TBTF = United Crooks of America

Anonymous's picture

it's either more kabuki or this guy doesn't place much value on his life.

Racer's picture

They shouldn't need 4 Trillion in bail out money then should they!!


lsbumblebee's picture

This is a joke. The banks are already insolvent. Did we forget "mark to fantasy"?

TraderMark's picture

Would they consider dismembering their own TBTF institution? i.e the Fed ;)

Anonymous's picture

Don't listen what I'm saying, watch me what I'm doing.

If what Hoenig says is implemented, it will foremost raise the funding costs of banks and thus undo most of Ben's rate cuts. Banks will be only able to borrow cheaply from the Fed, which is more or less an implicit guarantee by the gov't as major creditor. What is the difference between government guarantee and bailout? I am strugging to see it from any perspective.

Scooby Dooby Doo's picture

Barney Rubble made a statement a few months ago when asked if the TBTF should be broken up.

"Show me how to do it".

Maybe these two should be put in the same room for a spirited debate. The ultimate dog & pony show regarding TBTF.

Anonymous's picture

I think Hoenig is correct and that we do need to have process for dealing with failing institutions. So now that the Federal Reserve is essentially insolvent, what is the plan for disolving it?

buzzsaw99's picture

fed ded heds love only big banks and money

Anonymous's picture

Sounds good. But will they put it into practice? They should. Is he trying to nudge the other Fed presidents? Is the Fed floating an idea? It is floating the idea out of genuine interest, or is it floating it to deflect efforts such as audit the Fed? Or could he be trying to position himself in case Bernanke's Senate confirmation doesn't go so well? Would love to know. Probably never will.

deadhead's picture

"...or is it floating it to deflect efforts such as audit the Fed?"

This part is your answer.

This is all just talk just like the talk of an exit strategy.

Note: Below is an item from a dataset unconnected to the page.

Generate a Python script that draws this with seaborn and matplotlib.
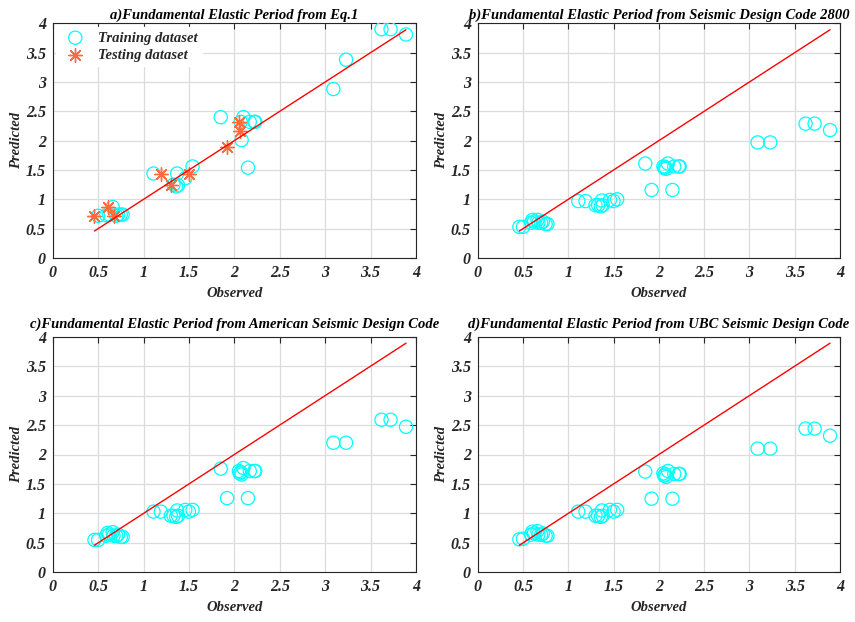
import numpy as np
import pandas as pd
import matplotlib
matplotlib.use("Agg")
import matplotlib.pyplot as plt
import seaborn as sns

# ---- data ----
observed = [0.46, 0.50, 0.59, 0.605, 0.62, 0.66, 0.67, 0.70, 0.72, 0.75, 0.77,
            1.11, 1.19, 1.30, 1.33, 1.36, 1.37, 1.38, 1.46, 1.50, 1.54,
            1.85, 1.92, 2.05, 2.06, 2.07, 2.08, 2.10, 2.15, 2.17, 2.22, 2.23,
            3.09, 3.23, 3.62, 3.72, 3.89]
dataset = ["Testing", "Training", "Training", "Testing", "Training", "Training", "Testing",
           "Training", "Training", "Training", "Training",
           "Training", "Testing", "Testing", "Training", "Training", "Training", "Training",
           "Training", "Testing", "Training",
           "Training", "Testing", "Testing", "Testing", "Training", "Training", "Training",
           "Training", "Training", "Training", "Training",
           "Training", "Training", "Training", "Training", "Training"]
pred_eq1 = [0.72, 0.72, 0.73, 0.87, 0.74, 0.87, 0.72, 0.72, 0.74, 0.74, 0.74,
            1.44, 1.44, 1.25, 1.25, 1.22, 1.44, 1.24, 1.36, 1.44, 1.56,
            2.40, 1.90, 2.32, 2.16, 2.32, 2.01, 2.40, 1.54, 2.32, 2.32, 2.32,
            2.88, 3.38, 3.90, 3.90, 3.81]
pred_2800 = [0.53, 0.53, 0.60, 0.65, 0.62, 0.65, 0.60, 0.60, 0.62, 0.58, 0.58,
             0.97, 0.97, 0.90, 0.90, 0.88, 0.98, 0.90, 0.99, 0.97, 1.00,
             1.61, 1.16, 1.56, 1.53, 1.55, 1.52, 1.61, 1.16, 1.56, 1.56, 1.56,
             1.97, 1.97, 2.29, 2.29, 2.18]
pred_asce = [0.55, 0.55, 0.62, 0.67, 0.64, 0.68, 0.62, 0.62, 0.64, 0.60, 0.60,
             1.03, 1.03, 0.96, 0.96, 0.94, 1.05, 0.96, 1.06, 1.03, 1.06,
             1.76, 1.26, 1.72, 1.68, 1.70, 1.66, 1.77, 1.26, 1.72, 1.72, 1.72,
             2.20, 2.20, 2.59, 2.59, 2.47]
pred_ubc = [0.56, 0.57, 0.64, 0.69, 0.66, 0.70, 0.64, 0.64, 0.66, 0.62, 0.62,
            1.03, 1.03, 0.96, 0.96, 0.94, 1.05, 0.96, 1.06, 1.03, 1.06,
            1.71, 1.25, 1.68, 1.64, 1.66, 1.62, 1.72, 1.25, 1.67, 1.67, 1.67,
            2.10, 2.10, 2.44, 2.44, 2.32]
titles = ["a)Fundamental Elastic Period from Eq.1",
          "b)Fundamental Elastic Period from Seismic Design Code 2800",
          "c)Fundamental Elastic Period from American Seismic Design Code",
          "d)Fundamental Elastic Period from UBC Seismic Design Code"]
ticks = [0, 0.5, 1, 1.5, 2, 2.5, 3, 3.5, 4]
tick_labels = ["0", "0.5", "1", "1.5", "2", "2.5", "3", "3.5", "4"]

df = pd.DataFrame({"Observed": observed, "set": dataset,
                   "a": pred_eq1, "b": pred_2800, "c": pred_asce, "d": pred_ubc})

sns.set_style("white")
plt.rcParams["font.family"] = ["Liberation Serif", "DejaVu Serif"]
plt.rcParams["font.weight"] = "bold"
plt.rcParams["font.style"] = "italic"

W, H = 855, 622
fig = plt.figure(figsize=(W / 100, H / 100), dpi=100)

boxes = [(52.7, 23.3, 416, 258), (477.7, 23.3, 840, 258),
         (52.7, 336.7, 416, 572.3), (477.7, 336.7, 840, 572.3)]
cols = ["a", "b", "c", "d"]
title_pads = [3.5, 3.5, 6.5, 6.5]
cyan = "#00FFFF"
orange = "#FF6A3D"
txtc = "#262626"

line_x = [min(observed), max(observed)]

for i, (box, col, title) in enumerate(zip(boxes, cols, titles)):
    l, t, r, b = box
    ax = fig.add_axes([l / W, 1 - b / H, (r - l) / W, (b - t) / H])
    if col == "a":
        tr = df[df["set"] == "Training"]
        te = df[df["set"] == "Testing"]
        sns.scatterplot(x=tr["Observed"], y=tr[col], ax=ax, marker="o", s=90,
                        facecolor="none", edgecolor=cyan, linewidth=0.9,
                        label="Training dataset", zorder=3)
        sns.scatterplot(x=te["Observed"], y=te[col], ax=ax, marker=(8, 2, 0), s=95,
                        color=orange, edgecolor=orange, linewidth=1.0,
                        label="Testing dataset", zorder=4)
    else:
        sns.scatterplot(x=df["Observed"], y=df[col], ax=ax, marker="o", s=90,
                        facecolor="none", edgecolor=cyan, linewidth=0.9, zorder=3)
    sns.lineplot(x=line_x, y=line_x, ax=ax, color="red", linewidth=1.0, zorder=5)

    ax.set_xlim(0, 4)
    ax.set_ylim(0, 4)
    ax.set_xticks(ticks)
    ax.set_yticks(ticks)
    ax.set_xticklabels(tick_labels)
    ax.set_yticklabels(tick_labels)
    ax.grid(True, color="#DCDCDC", linewidth=0.9)
    ax.set_axisbelow(True)
    for s in ax.spines.values():
        s.set_visible(True)
        s.set_color("#262626")
        s.set_linewidth(0.8)
    ax.tick_params(direction="in", length=4, width=0.8, top=True, right=True,
                   labelsize=11.5, colors=txtc, labelcolor=txtc, pad=5)
    for lab in ax.get_xticklabels() + ax.get_yticklabels():
        lab.set_fontweight("bold")
        lab.set_fontstyle("italic")
    ax.set_xlabel("Observed", fontsize=10.5, fontweight="bold", fontstyle="italic",
                  color=txtc, labelpad=4)
    ax.set_ylabel("Predicted", fontsize=10.5, fontweight="bold", fontstyle="italic",
                  color=txtc)
    ax.yaxis.set_label_coords(-0.083, 0.5)
    ax.set_title(title, fontsize=10.5, fontweight="bold", fontstyle="italic",
                 color="black", pad=title_pads[i])
    if col == "a":
        leg = ax.legend(loc="upper left", frameon=True, fancybox=False,
                        edgecolor="white", facecolor="white", framealpha=1,
                        prop={"size": 10.5, "weight": "bold", "style": "italic"},
                        borderpad=0.3, handletextpad=0.55, labelspacing=0.3,
                        borderaxespad=0.25)
    else:
        if ax.get_legend() is not None:
            ax.get_legend().remove()

fig.savefig("out.png", dpi=100)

Let's see, polls are showing that a huge majority of Americans hate the banks.  This is just the Fed's way of trying to appease the growing anger.  Hell, even Geithner talks a bit about breaking up the TBTFs as well as the strong dollar mantra.  I would suggest that you consider anything coming out of Geithner, Bernanke (or any other fed subservient governor) Summers simply a bunch of bullshit.

the Fed is not going to "exit" anything for a very, very long time.  and once it is obvious that their policies, once again, have been a failure, there will be any number of geopolitical events to blame it on.

Lexington Duffet's picture

The failure of the "Too big to fail" fantasy underscores another reason why the decision to weaken (not enforce I'd say) the anti-trust laws was a poorly reasoned policy.  

Or maybe I should say, the decision not to enforce the anti-trust laws--a policy started with Mr. Reagan and his crew -- worked in the way it should be expected to work:  it enriched the few who run, own and work for the (overlarge) business; everyone else took it in the shorts.  

Even Mr. Hayek in his Road to Serfdom opined that the anti-trust laws were good laws necessary to protect society from small groups overreaching.  The right forget that part of his book, and others like it, when quoting the work.

Latest from a Pub friend who does a lot of bank law work:  hates the Prez O; hates the bailout; hates everything demo; hates possible new taxes; he and his firm are making a mint doing legal work collecting $ for what should be a defunct bank running off TARP funds and fantasy bookkeeping.  Without the TARP and so forth cut their income by at least 50% to 70%.



bugs_'s picture

The Munder DisMEMBERment Fund! LOL.

Nice to know the position of the Kansas City Fed.

Carmen got more than she bargained for!

Careless Whisper's picture

lloyd and Hank wacked the Lehman boys and Gotti wacked Castellano. It's more profitable without the competition.





Cognitive Dissonance's picture

"dismembering firms is a fair thing to consider."

When we begin carving up the TBTF banks, I want it done without anesthetic and in front of a live audience, Roman coliseum style. And I'll take a heaping helping of white meat and a wing while you're at it.